Sharon McDougall: What does the four day work week trial mean for the Scottish workforce?
Sharon McDougall, a personal debt expert at Scotland Debt Solutions, shares what the future has in store for Scottish workers as the four day week pilot programme commences.
As more businesses around the UK offer flexibility in the way employees structure their work week, such as when and where they work, the stakes are high for businesses with little to offer in the way of flexible working options. The pandemic initiated the transition to working from home on an unprecedented scale which eased many employers into the decision to implement permanent working from home post-Covid-19.
As this creates a shift in employee expectations, it also re-establishes the job criteria for recruiters as more candidates search for flexible working jobs. While workplaces respond to the changing needs of their staff, what does the four day work week pilot mean for the future of work?
What is the four day week pilot programme?
The four day week pilot that is currently underway trials a shorter working week at no loss in pay for employees. The programme is organised by 4 day week global, alongside the University of Oxford and Cambridge and follows suit to similar pilot programmes in progress in the United States, Canada, Ireland, Australia, and New Zealand.
Research conducted by 4 day week global found that a shorter working week can reap a host of benefits that include:
- Improve productivity
- Boost mental health
- Reduce employee burnout
- Present opportunities to both the employer and employee to drive down C02 emissions because of fewer commutes to the workplace
- Help gender equality as mothers can work less for no loss in pay which gives them a better chance to balance parenthood
- Avoid health issues as employees can strike a better work life balance
In response to why employers should be paid for less time, the pilot programme answers:
“Put another way, while employees will be working less hours, added rest and focus means that they can achieve the same goals.

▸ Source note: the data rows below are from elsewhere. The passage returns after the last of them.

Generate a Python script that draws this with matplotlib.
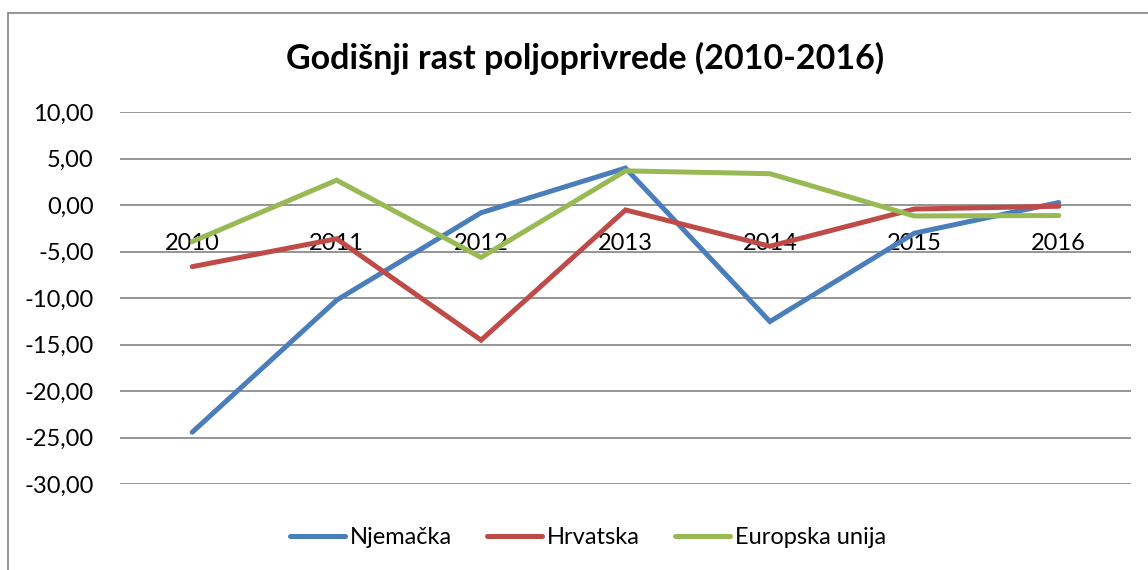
import matplotlib
matplotlib.use("Agg")
import matplotlib.pyplot as plt
from matplotlib.patches import Rectangle

years = ["2010", "2011", "2012", "2013", "2014", "2015", "2016"]
njemacka = [-24.4, -10.2, -0.8, 4.0, -12.5, -3.0, 0.3]
hrvatska = [-6.6, -3.6, -14.5, -0.5, -4.4, -0.4, -0.1]
eu = [-3.9, 2.7, -5.6, 3.7, 3.4, -1.15, -1.1]
series_names = ["Njemačka", "Hrvatska", "Europska unija"]
colors = ["#4A7EBB", "#BE4B48", "#98B954"]
yticks = [10, 5, 0, -5, -10, -15, -20, -25, -30]

plt.rcParams['font.family'] = ['Lato', 'DejaVu Sans']

fig = plt.figure(figsize=(11.48, 5.70), dpi=100)
W, H = 1148, 570
ax = fig.add_axes([120 / W, 1 - 484.3 / H, (1131 - 120) / W, (484.3 - 112.3) / H])

x = list(range(len(years)))
for vals, name, c in zip([njemacka, hrvatska, eu], series_names, colors):
    ax.plot(x, vals, color=c, lw=3.6, label=name, solid_capstyle='round', solid_joinstyle='miter', zorder=3)

ax.set_xlim(-0.5, len(years) - 0.5)
ax.set_ylim(-30, 10)
ax.set_yticks(yticks)
ax.set_yticklabels([f"{v:.2f}".replace('.', ',') for v in yticks], fontsize=17)
ax.yaxis.grid(True, color='#8C8C8C', lw=1.3)
ax.set_axisbelow(True)
ax.tick_params(axis='y', length=0, pad=19)
for s in ['left', 'right', 'top']:
    ax.spines[s].set_visible(False)
ax.spines['bottom'].set_position(('data', 0))
ax.spines['bottom'].set_color('none')
ax.set_xticks(x)
ax.set_xticklabels(years, fontsize=17)
ax.tick_params(axis='x', length=0, pad=20)

fig.text(585 / W, 1 - 58 / H, "Godišnji rast poljoprivrede (2010-2016)", ha='center', va='center',
         fontsize=24.5, fontweight='bold')

leg = fig.legend(loc='center', bbox_to_anchor=(588 / W, 1 - 538 / H), ncol=3, frameon=False,
                 fontsize=17, handlelength=2.33, columnspacing=1.5, handletextpad=0.2)

fig.patches.append(Rectangle((8 / W, -0.05), 1.2, 1 - 13 / H + 0.05, transform=fig.transFigure,
                             fill=False, edgecolor='#8C8C8C', lw=1.3))

fig.savefig("out.png", dpi=100)
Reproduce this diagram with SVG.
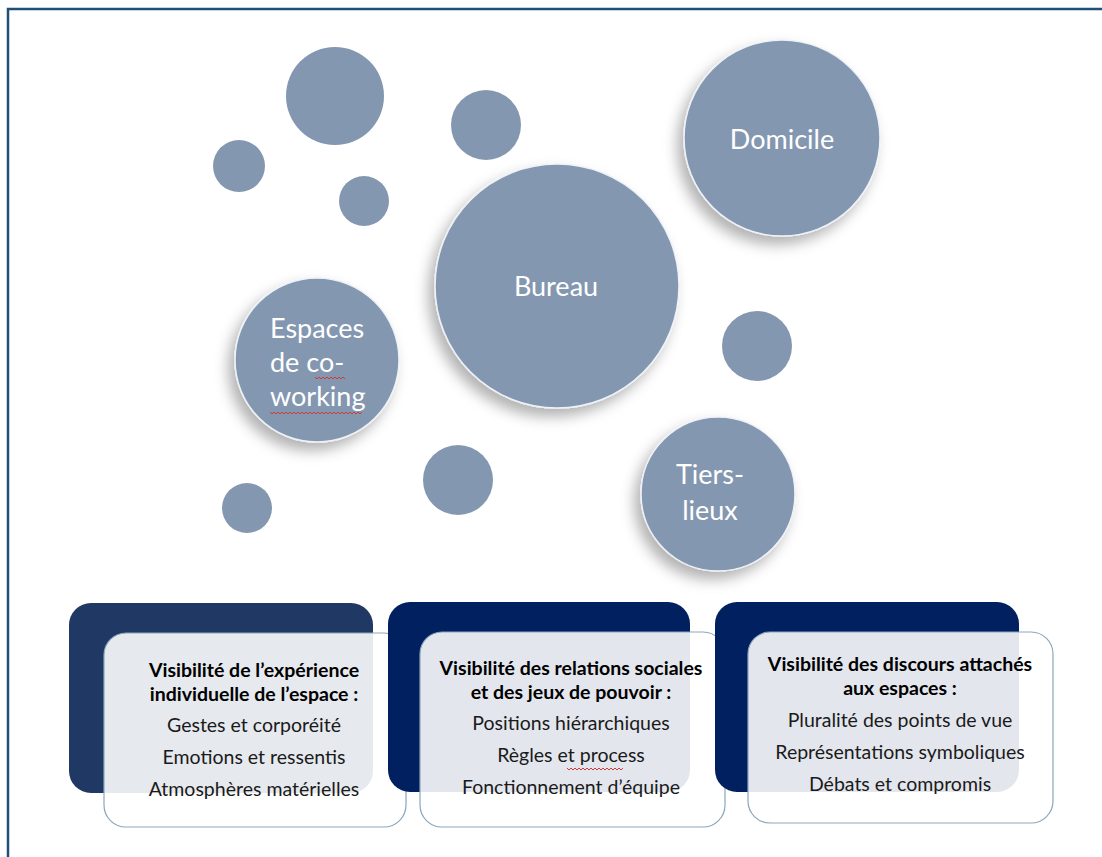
<svg xmlns="http://www.w3.org/2000/svg" width="1102" height="857" viewBox="0 0 1102 857">
<style>
.bub{fill:#8497b0;}
.big{fill:#8497b0;stroke:#eef2f7;stroke-width:1.5;filter:url(#sh);}
.lbl{font-family:Lato,"Liberation Sans",sans-serif;fill:#ffffff;font-size:27px;}
.dark1{fill:#203864;}
.dark2{fill:#002060;}
.light{fill:#ffffff;fill-opacity:0.89;stroke:#8aa7ba;stroke-width:1.2;}
.t{font-family:Lato,"Liberation Sans",sans-serif;font-size:19.5px;fill:#1a1a1a;text-anchor:middle;}
.b{font-weight:bold;fill:#000000;}
.sp{fill:none;stroke:#d23a3a;stroke-width:1;}
</style>
<defs>
<filter id="sh" x="-30%" y="-30%" width="160%" height="160%">
<feDropShadow dx="-6" dy="8" stdDeviation="7" flood-color="#000000" flood-opacity="0.3"/>
</filter>
</defs>
<rect x="8" y="9" width="1200" height="1000" fill="none" stroke="#1f4e79" stroke-width="2.5"/>

<g id="small-bubbles">
<circle class="bub" cx="239" cy="166" r="26"/>
<circle class="bub" cx="335" cy="96" r="49"/>
<circle class="bub" cx="364" cy="201" r="25"/>
<circle class="bub" cx="486" cy="125" r="35"/>
<circle class="bub" cx="757" cy="346" r="35"/>
<circle class="bub" cx="458" cy="480" r="35"/>
<circle class="bub" cx="247" cy="508" r="25"/>
</g>

<g id="domicile">
<circle class="big" cx="782" cy="138" r="98"/>
<text class="lbl" x="782" y="149" text-anchor="middle" font-size="30">Domicile</text>
</g>

<g id="bureau">
<circle class="big" cx="557" cy="286" r="122"/>
<text class="lbl" x="556" y="296" text-anchor="middle" font-size="30">Bureau</text>
</g>

<g id="coworking">
<circle class="big" cx="317" cy="360" r="82"/>
<text class="lbl" x="270" y="338">Espaces</text>
<text class="lbl" x="270" y="372">de co-</text>
<text class="lbl" x="270" y="406">working</text>
<path class="sp" d="M315,377 l2,2 l2,-2 l2,2 l2,-2 l2,2 l2,-2 l2,2 l2,-2 l2,2 l2,-2 l2,2 l2,-2 l2,2 l2,-2 l2,2"/>
<path class="sp" d="M270,412 l2,2 l2,-2 l2,2 l2,-2 l2,2 l2,-2 l2,2 l2,-2 l2,2 l2,-2 l2,2 l2,-2 l2,2 l2,-2 l2,2 l2,-2 l2,2 l2,-2 l2,2 l2,-2 l2,2 l2,-2 l2,2 l2,-2 l2,2 l2,-2 l2,2 l2,-2 l2,2 l2,-2 l2,2 l2,-2 l2,2 l2,-2 l2,2 l2,-2 l2,2 l2,-2 l2,2 l2,-2 l2,2 l2,-2 l2,2 l2,-2 l2,2 l2,-2"/>
</g>

<g id="tiers-lieux">
<circle class="big" cx="718" cy="494" r="77"/>
<text class="lbl" x="710" y="484" text-anchor="middle" font-size="32">Tiers-</text>
<text class="lbl" x="710" y="520" text-anchor="middle" font-size="32">lieux</text>
</g>

<g id="box1">
<rect class="dark1" x="69" y="603" width="304" height="190" rx="22"/>
<rect class="light" x="104" y="633" width="302" height="194" rx="22"/>
<text class="t b" x="254" y="677">Visibilité de l’expérience</text>
<text class="t b" x="254" y="701">individuelle de l’espace :</text>
<text class="t" x="254" y="732">Gestes et corporéité</text>
<text class="t" x="254" y="764">Emotions et ressentis</text>
<text class="t" x="254" y="796">Atmosphères matérielles</text>
</g>

<g id="box2">
<rect class="dark2" x="388" y="602" width="302" height="190" rx="22"/>
<rect class="light" x="420" y="632" width="305" height="195" rx="22"/>
<text class="t b" x="571" y="675">Visibilité des relations sociales</text>
<text class="t b" x="571" y="699">et des jeux de pouvoir :</text>
<text class="t" x="571" y="730">Positions hiérarchiques</text>
<text class="t" x="571" y="762">Règles et process</text>
<text class="t" x="571" y="794">Fonctionnement d’équipe</text>
<path class="sp" d="M567,768 l2,2 l2,-2 l2,2 l2,-2 l2,2 l2,-2 l2,2 l2,-2 l2,2 l2,-2 l2,2 l2,-2 l2,2 l2,-2 l2,2 l2,-2 l2,2 l2,-2 l2,2 l2,-2 l2,2 l2,-2 l2,2 l2,-2 l2,2 l2,-2 l2,2 l2,-2"/>
</g>

<g id="box3">
<rect class="dark2" x="715" y="602" width="304" height="190" rx="22"/>
<rect class="light" x="748" y="632" width="305" height="191" rx="22"/>
<text class="t b" x="900" y="671">Visibilité des discours attachés</text>
<text class="t b" x="900" y="695">aux espaces :</text>
<text class="t" x="900" y="727">Pluralité des points de vue</text>
<text class="t" x="900" y="759">Représentations symboliques</text>
<text class="t" x="900" y="791">Débats et compromis</text>
</g>
</svg>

“As such, research shows that companies benefit from higher productivity and higher returns when their workers continue to be compensated at their standard pay.”
Over six Scottish companies are part of the pilot, which includes Advice Direct Scotland and LUX, and around another 40 companies UK-wide.
How are Scottish businesses responding to the four day week trial?
Scottish thinktank, IPPR (the Institute for Public Policy Research), are supporters of a four day work week as their survey finds high levels of public support for a shorter work week.
Two-thirds of respondents think a shorter work week with no loss of pay would have a positive effect on workplace productivity, whereas 62 per cent perceive a positive impact on economic output overall.
The four day work week pilot, along with support from IPPR and policymakers can help shape a future where work life flexibility is fairly ranked alongside pay, career development and role progression.
As the four day pilot comes to an end in late 2022, this will likely warm employers to the idea of a shorter working week and pave the road to a future where the working lives of Scots are shaped by flexibility.